Another strange thing I have noticed is the difference in sexuality and how it is viewed between these two subcultures. Anime conventions have girls dressed as boys, boys dressed as girls, and cats dressed like people. There is a tangible feeling of sexual frustration in the air, which is only perpetuated by the fact that most anime is subtly perverse. (In anime, there are always big breasted girls being captured by bizarre forest creatures, their unbound bosoms bouncing unrealistically under their lack of armor. The awkward nerdy boy somehow ends up with a harem of supermodel girls, all with various hair colours and belonging to different age groups, and he somehow always ends up pulling their towels off or accidentally going into the girl's hot spring.) You have to keep in mind that when I was a young teenager, I watched a lot of anime. As a result I also had an equally skewed view on sexuality and the way courtship rituals worked. I was painfully awkward until college, mostly because I thought anime was some sort of bizarre parallel of the real world.
Enter comics. The characters (these days) are down to earth with relatable characters and interesting back stories. Sure, they may be coming from fantastic worlds that are not feasible in our own reality, but the relationships and social interactions are still very genuine and real reflections of humanity in general.

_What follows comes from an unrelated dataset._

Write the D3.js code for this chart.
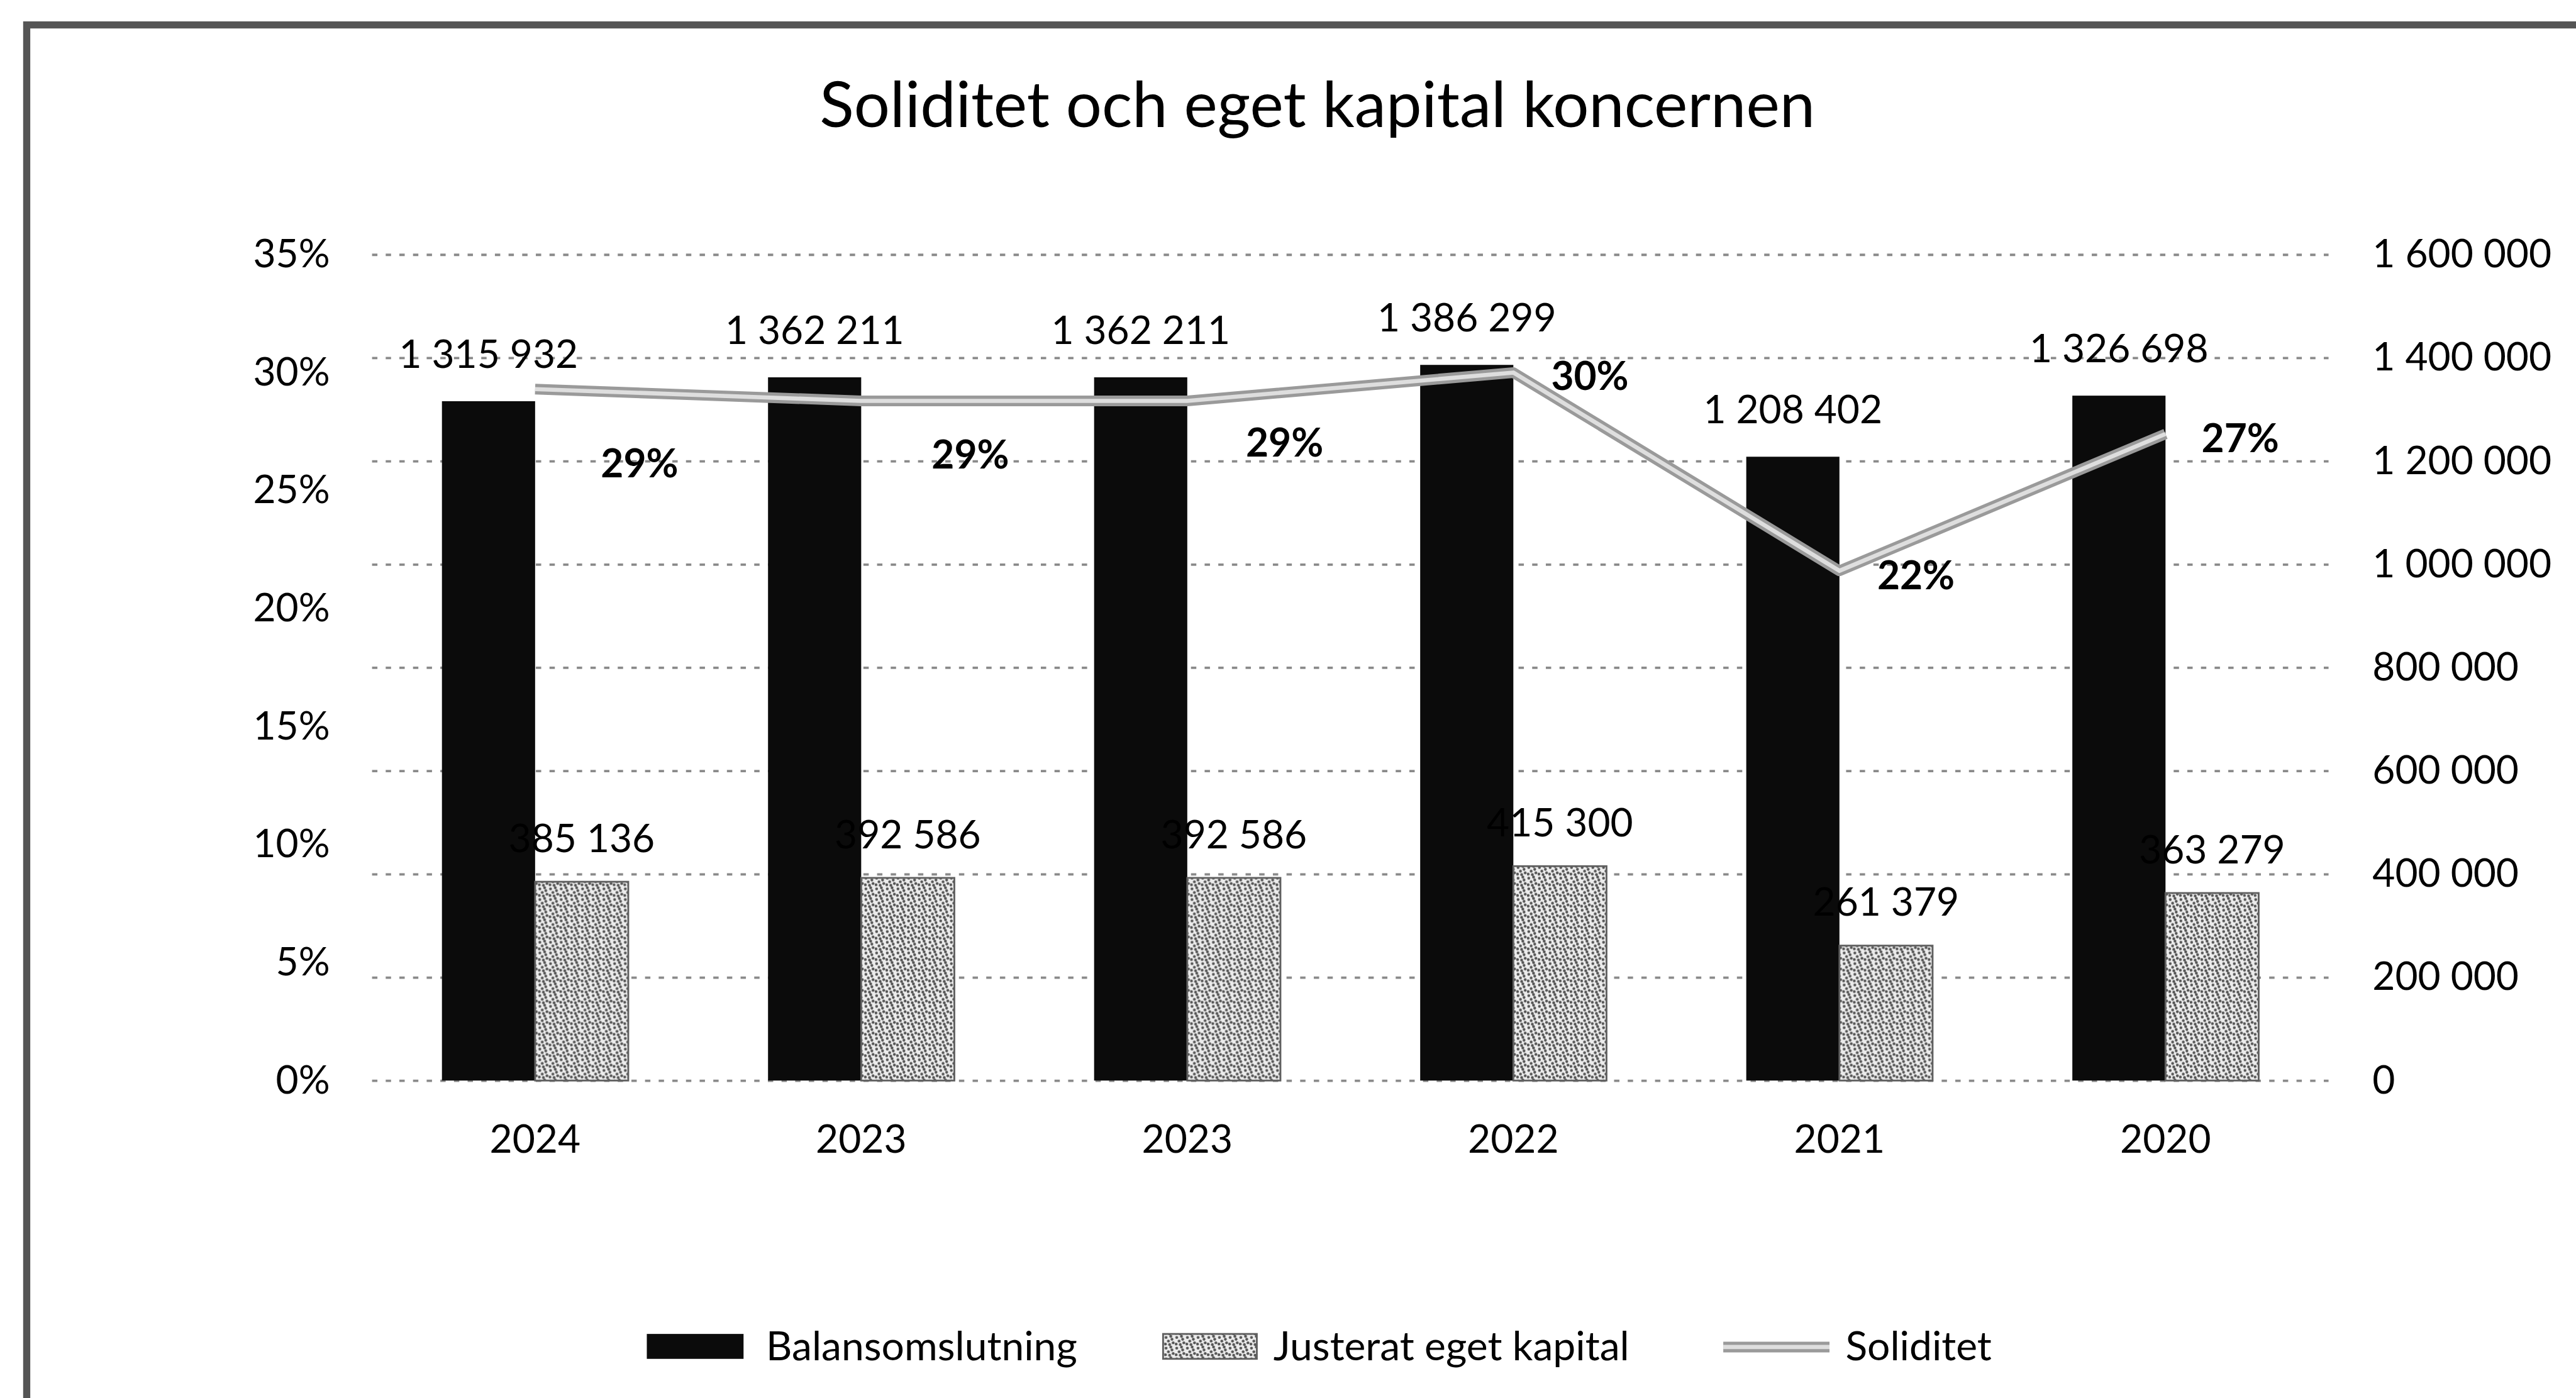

It is true that some guys may think they are Peter Parker and they can score a supermodel like Mary Jane, but it doesn't seem to encourage the kind of sexually charged and unrealistic view of relationships with fellow human beings like anime does.
Naturally, there are several other differences between these two main convention types, but sexuality, age range, and program schedules seem to be the most prominent. The geek world is not as black and white as outside observers may think – we are our own little society, often best illustrated by conventions. But why take these loose observations from me? You should go experience both comic book and anime conventions, if not just for the dealer's room and the people watching opportunities, which are fantastic.